Page 1 of 1
Keywords are not encoded properly
Posted: Wed Nov 21, 2007 10:44 am
by Bastian
Hi there,
i'm new to webinator and run in a seriously strange problem.
The special Chars in French (êéèà) or German (öäü) will be encoded without problems in the body. But in the Keywords the special chars are be stored as strange Symbols like ê or é.
After comb out the dowalk script i end up here and hope that someone have an idea or solution for this problem.
We are running Webinator 5.1.50 on Windows and the Charsets are set to ISO-8859-1 for storage and default source charset.
Thanks in advance
bastian.
Keywords are not encoded properly
Posted: Wed Nov 21, 2007 10:56 am
by jason112
Where are you seeing these improper keyword values (list/edit URLs, match info, etc)?
Is there a public page that is experiencing this problem that we could try? Or if it's not publicly accessible, would you be able to provide one to us somehow?
The default storage charset is UTF-8, so highbit characters (like é) _should_ be stored as a two-byte sequence; it's likely that the keywords simply aren't being decoded properly at some point, while the body is.
Keywords are not encoded properly
Posted: Wed Nov 21, 2007 11:41 am
by Bastian
Thanks for your reply.
Ah pardon i forgot. The improper values are in the list/edit URLs and on the Match Info.
Searches after the special Chars will bring up only results with those chars in the body but none with special chars in the Keywords.
You can access a example page here:
http://www.vol.be.ch/site/fr/home/lanat ... nu_februar
The Keywords of this page contains the word "pêche" in the Keywords but not in the Body. When i search for this word the site won't show up in the Searchresults.
Here the direct link to the search page to show you how the engine behaves.
http://195.141.109.133/scripts/texis.ex ... mit=Submit
I hope this information will help a bit.
So, i think too that the highbit characters are handled different in the body as in the keywords, but i didn't stumbled over a special handling while trying to understand the dowalk script.
Keywords are not encoded properly
Posted: Wed Nov 21, 2007 12:44 pm
by jason112
When crawling the page you mentioned, I can see that highbit characters are not encoded properly for the keywords. This only happens when the storage charset is ISO-8859-1, and is ok when it's UTF-8. I'll look in to this.

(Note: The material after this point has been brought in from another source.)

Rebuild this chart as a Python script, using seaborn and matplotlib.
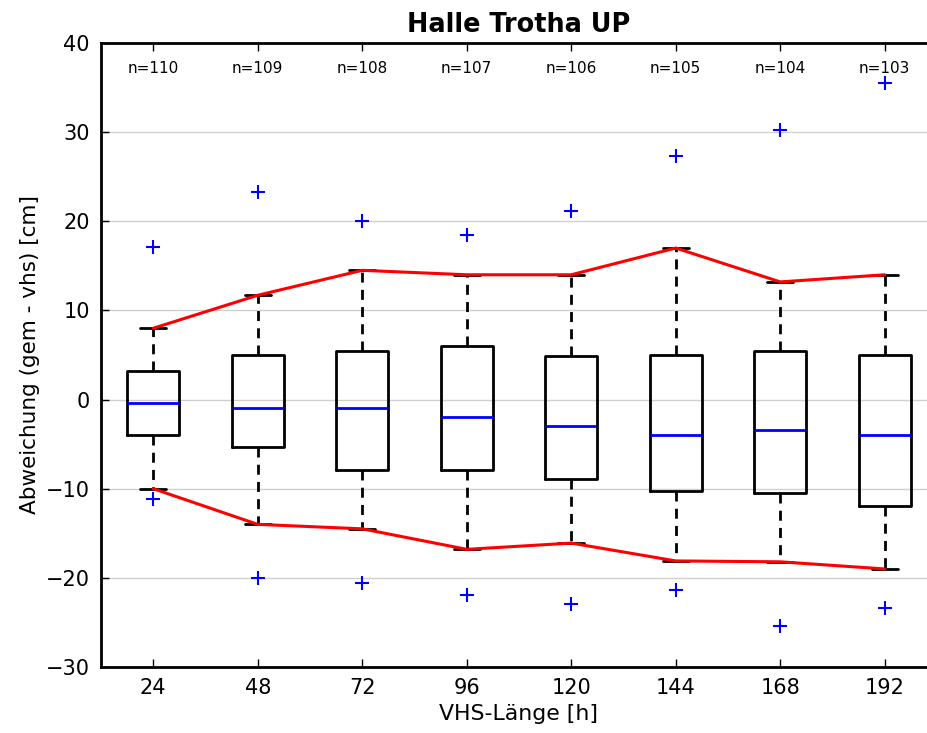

highlighting of géantes in results works fine when I try it;
> We are running Webinator 5.1.50 on Windows
We always recommend updating to the latest Webinator scripts (5.1.65) as a general tip, which can be grabbed from:
http://www.thunderstone.com/texis/site/ ... ripts.html
Keywords are not encoded properly
Posted: Fri Nov 23, 2007 5:42 am
by Bastian
Thats the Point, i can't set the storage charset to UTF-8 because the output is rendered in UTF-8 too when i do so. And this would have side effects on special chars too.
I tested the 5.1.65 scripts (locally on our development server) and they behave the same way.
So there should be a possibility to have set everything on ISO-8859-1 and get clean results.
I personally think that the misstake will be made in the <a name=findmeta name>-section in the dowalk script. when i manually insert some special chars e.g. <$data="äüöüéàè"> just before <urlinfo header $name> starts. They will be handled correctly. So i think the <urlinfo header $foo> script-command doesn't work correct with special chars.
Keywords are not encoded properly
Posted: Mon Nov 26, 2007 12:23 pm
by jason112
> when i manually insert some special chars e.g.
> <$data="äüöüéàè"> just before <urlinfo header $name>
> starts. They will be handled correctly. So i think the
> <urlinfo header $foo> script-command doesn't work
> correct with special chars.
Somewhat; it looks like the problem is that the <urlinfo> functions in <findmeta> always return UTF-8, and that needs to be converted to the storage charset.
A call to <charsetconv from="UTF-8"> after collecting the data fixes the problem. A script update should be available later today or tomorrow that provides this fix.
Keywords are not encoded properly
Posted: Thu Dec 06, 2007 3:02 pm
by jason112
The scripts on our website have been updated to contain
this fix, they can be downloaded from here:
http://www.thunderstone.com/texis/site/ ... ripts.html
There's also a similar fix applied in the <collectallmeta>
function, which is used by the "All Meta" setting.